── DATA SEGMENT ──

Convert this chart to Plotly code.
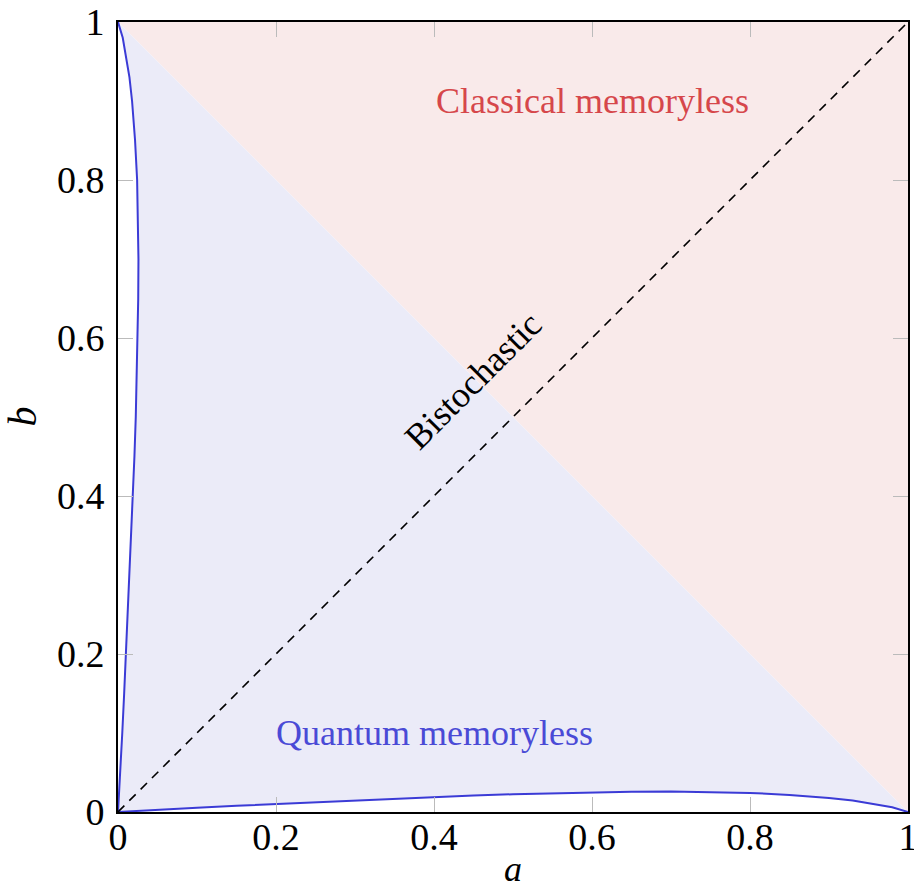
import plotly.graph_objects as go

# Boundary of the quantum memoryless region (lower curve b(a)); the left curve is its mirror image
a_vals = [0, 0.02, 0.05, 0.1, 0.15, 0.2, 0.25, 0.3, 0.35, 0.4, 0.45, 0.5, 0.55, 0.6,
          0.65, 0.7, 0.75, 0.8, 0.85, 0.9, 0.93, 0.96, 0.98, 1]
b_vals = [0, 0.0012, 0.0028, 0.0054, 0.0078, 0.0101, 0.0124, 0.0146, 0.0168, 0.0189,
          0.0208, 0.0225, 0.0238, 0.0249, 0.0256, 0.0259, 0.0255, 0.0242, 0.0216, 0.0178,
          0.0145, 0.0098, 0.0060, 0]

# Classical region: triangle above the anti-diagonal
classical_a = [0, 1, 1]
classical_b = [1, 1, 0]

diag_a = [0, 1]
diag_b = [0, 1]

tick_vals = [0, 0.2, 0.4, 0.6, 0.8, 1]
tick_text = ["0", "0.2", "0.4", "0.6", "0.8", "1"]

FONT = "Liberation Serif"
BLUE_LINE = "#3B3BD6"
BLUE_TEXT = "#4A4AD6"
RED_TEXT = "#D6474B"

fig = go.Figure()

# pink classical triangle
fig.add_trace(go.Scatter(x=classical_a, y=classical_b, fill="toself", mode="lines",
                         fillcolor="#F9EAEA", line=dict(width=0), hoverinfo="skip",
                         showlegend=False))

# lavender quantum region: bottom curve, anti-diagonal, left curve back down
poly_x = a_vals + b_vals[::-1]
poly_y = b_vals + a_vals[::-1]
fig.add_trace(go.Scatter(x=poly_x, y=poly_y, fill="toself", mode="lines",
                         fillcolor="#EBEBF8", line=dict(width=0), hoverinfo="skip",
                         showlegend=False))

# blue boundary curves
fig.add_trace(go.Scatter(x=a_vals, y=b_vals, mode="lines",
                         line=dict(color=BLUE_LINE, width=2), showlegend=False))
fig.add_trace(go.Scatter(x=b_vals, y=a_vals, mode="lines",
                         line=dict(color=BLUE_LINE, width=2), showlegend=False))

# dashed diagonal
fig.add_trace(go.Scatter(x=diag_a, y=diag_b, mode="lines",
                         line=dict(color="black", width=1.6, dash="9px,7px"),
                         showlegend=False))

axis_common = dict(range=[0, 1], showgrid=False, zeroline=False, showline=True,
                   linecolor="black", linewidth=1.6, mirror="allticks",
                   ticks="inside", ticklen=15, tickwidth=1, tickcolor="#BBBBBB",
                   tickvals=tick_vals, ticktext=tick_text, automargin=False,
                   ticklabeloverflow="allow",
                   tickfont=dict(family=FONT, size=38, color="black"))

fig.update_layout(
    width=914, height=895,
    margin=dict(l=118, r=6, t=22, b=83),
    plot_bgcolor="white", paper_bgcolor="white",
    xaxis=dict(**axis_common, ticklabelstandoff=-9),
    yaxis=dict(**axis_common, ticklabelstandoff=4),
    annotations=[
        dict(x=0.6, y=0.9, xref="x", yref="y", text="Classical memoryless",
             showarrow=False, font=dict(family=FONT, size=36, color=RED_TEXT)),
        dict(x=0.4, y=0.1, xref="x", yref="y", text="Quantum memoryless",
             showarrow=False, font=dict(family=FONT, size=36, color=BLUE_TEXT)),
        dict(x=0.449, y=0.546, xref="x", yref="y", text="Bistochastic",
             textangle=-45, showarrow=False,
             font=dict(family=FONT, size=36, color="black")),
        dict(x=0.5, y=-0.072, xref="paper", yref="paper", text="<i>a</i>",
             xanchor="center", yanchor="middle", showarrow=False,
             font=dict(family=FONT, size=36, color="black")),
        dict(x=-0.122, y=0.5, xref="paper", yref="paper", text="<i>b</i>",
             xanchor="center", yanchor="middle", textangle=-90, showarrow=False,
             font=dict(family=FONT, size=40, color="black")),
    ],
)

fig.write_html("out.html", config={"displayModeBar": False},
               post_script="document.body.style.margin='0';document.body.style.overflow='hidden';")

───

▶ [EXERCISE INSTRUCTIONS]:
Set the listing down in full and exactly. Pictures within it should not appear in the copy.

▶ [RESULT OF THIS EXERCISE]:
Convert this chart to Plotly code.
import plotly.graph_objects as go

# Boundary of the quantum memoryless region (lower curve b(a)); the left curve is its mirror image
a_vals = [0, 0.02, 0.05, 0.1, 0.15, 0.2, 0.25, 0.3, 0.35, 0.4, 0.45, 0.5, 0.55, 0.6,
          0.65, 0.7, 0.75, 0.8, 0.85, 0.9, 0.93, 0.96, 0.98, 1]
b_vals = [0, 0.0012, 0.0028, 0.0054, 0.0078, 0.0101, 0.0124, 0.0146, 0.0168, 0.0189,
          0.0208, 0.0225, 0.0238, 0.0249, 0.0256, 0.0259, 0.0255, 0.0242, 0.0216, 0.0178,
          0.0145, 0.0098, 0.0060, 0]

# Classical region: triangle above the anti-diagonal
classical_a = [0, 1, 1]
classical_b = [1, 1, 0]

diag_a = [0, 1]
diag_b = [0, 1]

tick_vals = [0, 0.2, 0.4, 0.6, 0.8, 1]
tick_text = ["0", "0.2", "0.4", "0.6", "0.8", "1"]

FONT = "Liberation Serif"
BLUE_LINE = "#3B3BD6"
BLUE_TEXT = "#4A4AD6"
RED_TEXT = "#D6474B"

fig = go.Figure()

# pink classical triangle
fig.add_trace(go.Scatter(x=classical_a, y=classical_b, fill="toself", mode="lines",
                         fillcolor="#F9EAEA", line=dict(width=0), hoverinfo="skip",
                         showlegend=False))

# lavender quantum region: bottom curve, anti-diagonal, left curve back down
poly_x = a_vals + b_vals[::-1]
poly_y = b_vals + a_vals[::-1]
fig.add_trace(go.Scatter(x=poly_x, y=poly_y, fill="toself", mode="lines",
                         fillcolor="#EBEBF8", line=dict(width=0), hoverinfo="skip",
                         showlegend=False))

# blue boundary curves
fig.add_trace(go.Scatter(x=a_vals, y=b_vals, mode="lines",
                         line=dict(color=BLUE_LINE, width=2), showlegend=False))
fig.add_trace(go.Scatter(x=b_vals, y=a_vals, mode="lines",
                         line=dict(color=BLUE_LINE, width=2), showlegend=False))

# dashed diagonal
fig.add_trace(go.Scatter(x=diag_a, y=diag_b, mode="lines",
                         line=dict(color="black", width=1.6, dash="9px,7px"),
                         showlegend=False))

axis_common = dict(range=[0, 1], showgrid=False, zeroline=False, showline=True,
                   linecolor="black", linewidth=1.6, mirror="allticks",
                   ticks="inside", ticklen=15, tickwidth=1, tickcolor="#BBBBBB",
                   tickvals=tick_vals, ticktext=tick_text, automargin=False,
                   ticklabeloverflow="allow",
                   tickfont=dict(family=FONT, size=38, color="black"))

fig.update_layout(
    width=914, height=895,
    margin=dict(l=118, r=6, t=22, b=83),
    plot_bgcolor="white", paper_bgcolor="white",
    xaxis=dict(**axis_common, ticklabelstandoff=-9),
    yaxis=dict(**axis_common, ticklabelstandoff=4),
    annotations=[
        dict(x=0.6, y=0.9, xref="x", yref="y", text="Classical memoryless",
             showarrow=False, font=dict(family=FONT, size=36, color=RED_TEXT)),
        dict(x=0.4, y=0.1, xref="x", yref="y", text="Quantum memoryless",
             showarrow=False, font=dict(family=FONT, size=36, color=BLUE_TEXT)),
        dict(x=0.449, y=0.546, xref="x", yref="y", text="Bistochastic",
             textangle=-45, showarrow=False,
             font=dict(family=FONT, size=36, color="black")),
        dict(x=0.5, y=-0.072, xref="paper", yref="paper", text="<i>a</i>",
             xanchor="center", yanchor="middle", showarrow=False,
             font=dict(family=FONT, size=36, color="black")),
        dict(x=-0.122, y=0.5, xref="paper", yref="paper", text="<i>b</i>",
             xanchor="center", yanchor="middle", textangle=-90, showarrow=False,
             font=dict(family=FONT, size=40, color="black")),
    ],
)

fig.write_html("out.html", config={"displayModeBar": False},
               post_script="document.body.style.margin='0';document.body.style.overflow='hidden';")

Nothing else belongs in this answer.